_PROVIDED DATA_.
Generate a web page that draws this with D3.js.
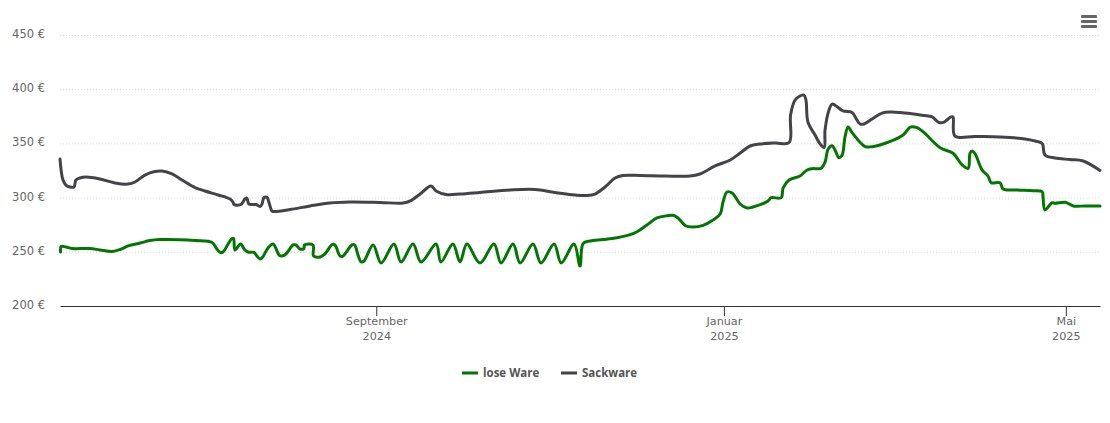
<!DOCTYPE html>
<html>
<head>
<meta charset="utf-8">
<script src="https://d3js.org/d3.v7.min.js"></script>
<style>
html,body{margin:0;padding:0;background:#fff;}
svg{display:block;}
.yaxis .domain{display:none;}
.yaxis line{stroke:#d9d9d9;stroke-dasharray:1,2;}
.yaxis text{fill:#666;font-size:11.5px;font-family:"DejaVu Sans",sans-serif;}
.xaxis .domain,.xaxis line{stroke:#333;}
.xaxis text{fill:#666;font-size:11.2px;font-family:"DejaVu Sans",sans-serif;}
.legend text{fill:#555;font-size:11.5px;font-weight:bold;font-family:"Open Sans",sans-serif;}
</style>
</head>
<body>
<svg id="chart" width="1110" height="423"></svg>
<script>
// days counted from the first day of the chart
var startDate = new Date(2024,4,13)
var endDay = 365

var loseDays = [0.2,0.4,2.1,4.2,10.5,14,18.3,21.1,23.9,28.1,31.6,35.1,42.1,47.4,53.4,54.8,56.2,57.2,59,60.4,60.9,61.4,63.2,63.5,64.9,66,68.1,69.1,70.2,70.9,73,74.8,76.9,77.9,79.3,81.8,82.8,84.2,85.6,85.8,88.8,89,91.3,93,95.5,96.5,98.3,99.3,102.5,103.4,104.6,105.7,106.7,109.9,112.7,117.2,119.7,123.9,126.7,132,133.7,137.9,140.4,142.8,147.4,152.3,154.8,159,161.5,166,168.8,173.4,175.9,180.4,182.5,183.6,186,190.6,195.5,200.1,202.5,206,209.5,213.1,215.2,216.9,219.7,222.2,225.7,229.2,231.7,232.7,234.1,235.9,238.7,241.1,243.2,248.5,249.6,253.1,253.8,255.9,259.7,262.2,264,267.1,268.5,269.6,271,272,273.4,274.5,275.5,276.6,278,282.6,285,287.8,295.9,298.4,300.8,302.9,308.9,313.4,316.6,318.7,319.4,320.1,321.2,323.6,325.7,326.8,329.9,331,335.9,341.5,344.7,345,345.7,348.2,349.2,352.8,355.6,360,365]
var lose = [249.8,254.9,254.4,253,253,251.7,250.3,252.1,255.4,258.1,260.4,261.3,261.2,260.4,258.6,253.5,249.4,249.8,257.2,262.3,262.3,251.7,257.2,257.2,251.7,249.8,249.4,246.1,243.4,244.3,253.5,257.2,247,246.1,248,256.3,256.3,252.6,253,256.3,256.3,246.1,245.2,248,256.7,256.3,246.1,246.1,256.3,256.3,247,240.6,241.5,256.3,239.7,257.2,240.6,257.2,240.6,257.2,240.6,257.2,240.6,257.2,239.7,257.2,239.7,257.2,239.7,257.2,239.7,257.2,239.7,257.2,236.9,257.7,260,261.3,263,265.8,268.5,274.7,281.2,283.3,283.7,281.2,273.8,272.9,274.4,279.3,284.9,295.9,305.2,304.2,294.1,290.4,291.3,296.9,299.9,299.9,308.9,316.2,319.9,325.5,326.7,327,332.8,344.8,347.9,343.9,336.8,339.3,355.9,365.1,359.9,347,347,348.5,357.7,365.1,364.5,360.8,346,340.9,330.1,327,341.1,343,340.2,325.5,319.9,313.7,313.7,307.9,307,306.4,305.4,300.6,288.6,295.3,294.7,295.7,292.3,292.3,292.3]

var sackDays = [0,1.05,2.1,3.5,4.9,5.6,7,9.1,14,19.3,23.9,26.3,29.8,33.3,35.8,39.3,42.8,47.4,50.9,55.5,59.7,60.7,61.1,63.5,64.9,65.6,66.3,68.8,70.2,70.9,71.6,72.7,73.4,74.4,75.1,80.7,87.8,94.8,101.8,112.3,120.4,122.9,126.4,130.2,132,135.5,140.4,147.4,158,166.7,173.7,180.8,185,187.8,191.3,194.8,197.6,203.6,212.4,221.1,224.6,229.9,235.2,238.7,242.2,245.7,251,255.9,256.4,258,259.7,261.1,261.8,262.5,265,266.8,268.2,268.5,269.9,271,272.4,274.8,278,279.7,280.8,282.2,285,288.5,291.3,296.6,301.9,306.1,308.5,310.3,312.7,313.4,314.1,321.2,329.9,338.7,342.2,344.7,345.7,349.2,354.5,359.1,365]
var sack = [335.6,316.2,311.6,309.8,309.8,316.2,318.1,319,317.2,313.5,312.5,314.4,320.8,324.1,324.5,321.8,316.2,309.3,306.1,302.4,298.7,295.9,293.6,293.6,298.7,299.6,294.1,293.6,291.8,294.1,300.1,300.1,295,287.6,287.2,289,292.3,295,295.9,295.5,295,296.9,303.3,310.7,306.1,302.9,303.3,304.7,307,307.5,304.7,302.4,301.9,303.3,309.8,318.1,320.4,320.4,319.9,319.9,321.8,329.2,334.7,341.1,347.6,349.4,350.4,350.8,376.2,390,393.7,394.6,390,369.7,357.7,349.4,346.2,362.4,380.8,386.3,384.5,379.9,378.5,371.6,367.9,367.9,372.5,378,379,378,376.2,374.4,369.3,369.7,374.4,374.4,356.8,356.4,355.9,354.1,352.2,349.9,339.3,336.5,335.1,333.8,325]

var yTicks = [200,250,300,350,400,450]
var xTickDates = [new Date(2024,8,1),new Date(2025,0,1),new Date(2025,4,1)]
var xTickMonths = ["September","Januar","Mai"]
var xTickYears = ["2024","2025","2025"]
var seriesNames = ["lose Ware","Sackware"]
var seriesColors = ["#007800","#434348"]

var dayToDate = function(day)
{
    return new Date(startDate.getTime()+day*86400000)
}

var makePoints = function(days,values)
{
    return days.map(function(day,i)
    {
        return {date:dayToDate(day),value:values[i]}
    })
}

var screen = {width:1110,height:423}
var margins = {top:35,bottom:117,left:60,right:10}
var graph =
{
    width: screen.width-margins.left-margins.right,
    height: screen.height-margins.top-margins.bottom
}

var svg = d3.select("#chart")

var xScale = d3.scaleTime()
    .domain([startDate,dayToDate(endDay)])
    .range([margins.left,margins.left+graph.width])

var yScale = d3.scaleLinear()
    .domain([200,450])
    .range([margins.top+graph.height,margins.top])

// gridlines come from the left axis
var yAxis = d3.axisLeft(yScale)
    .tickValues(yTicks)
    .tickSize(-graph.width)
    .tickPadding(15)
    .tickFormat(function(d){return d+" €"})

var yGroup = svg.append("g")
    .attr("class","yaxis")
    .attr("transform","translate("+margins.left+",0)")
    .call(yAxis)
yGroup.selectAll("text").attr("dy","0.22em")
yGroup.selectAll(".tick").filter(function(d){return d==200}).select("line").remove()

var xAxis = d3.axisBottom(xScale)
    .tickValues(xTickDates)
    .tickSize(10)
    .tickSizeOuter(0)
    .tickFormat(function(d,i){return xTickMonths[i]})

var xGroup = svg.append("g")
    .attr("class","xaxis")
    .attr("transform","translate(0,"+(margins.top+graph.height)+")")
    .call(xAxis)
xGroup.selectAll(".tick text").attr("y",11)
xGroup.selectAll(".tick").append("text")
    .attr("y",26)
    .attr("dy","0.71em")
    .attr("text-anchor","middle")
    .text(function(d,i){return xTickYears[i]})

var lineGenerator = d3.line()
    .x(function(p){return xScale(p.date)})
    .y(function(p){return yScale(p.value)})
    .curve(d3.curveCatmullRom.alpha(0.5))

var allSeries = [makePoints(loseDays,lose),makePoints(sackDays,sack)]

allSeries.forEach(function(points,i)
{
    svg.append("path")
        .datum(points)
        .attr("fill","none")
        .attr("stroke",seriesColors[i])
        .attr("stroke-width",3)
        .attr("stroke-linejoin","round")
        .attr("stroke-linecap","round")
        .attr("d",lineGenerator)
})

// legend
var legendX = [462,561]
var legend = svg.append("g").attr("class","legend")
seriesNames.forEach(function(name,i)
{
    legend.append("line")
        .attr("x1",legendX[i]).attr("x2",legendX[i]+16)
        .attr("y1",373).attr("y2",373)
        .attr("stroke",seriesColors[i])
        .attr("stroke-width",3)
    legend.append("text")
        .attr("x",legendX[i]+21)
        .attr("y",377)
        .text(name)
})

// menu icon
var menuBars = [16,21,26]
svg.append("g").selectAll("rect")
    .data(menuBars)
    .enter()
    .append("rect")
    .attr("x",1081)
    .attr("y",function(d){return d-1})
    .attr("width",16)
    .attr("height",3)
    .attr("rx",1)
    .attr("fill","#666")
</script>
</body>
</html>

_GIVEN EXERCISE_. Leave out the pictures and repeat exactly the lines from the start of the material through the line that contains "var endDay = 365", both included.

_SOLVED EXERCISE_.
Generate a web page that draws this with D3.js.
<!DOCTYPE html>
<html>
<head>
<meta charset="utf-8">
<script src="https://d3js.org/d3.v7.min.js"></script>
<style>
html,body{margin:0;padding:0;background:#fff;}
svg{display:block;}
.yaxis .domain{display:none;}
.yaxis line{stroke:#d9d9d9;stroke-dasharray:1,2;}
.yaxis text{fill:#666;font-size:11.5px;font-family:"DejaVu Sans",sans-serif;}
.xaxis .domain,.xaxis line{stroke:#333;}
.xaxis text{fill:#666;font-size:11.2px;font-family:"DejaVu Sans",sans-serif;}
.legend text{fill:#555;font-size:11.5px;font-weight:bold;font-family:"Open Sans",sans-serif;}
</style>
</head>
<body>
<svg id="chart" width="1110" height="423"></svg>
<script>
// days counted from the first day of the chart
var startDate = new Date(2024,4,13)
var endDay = 365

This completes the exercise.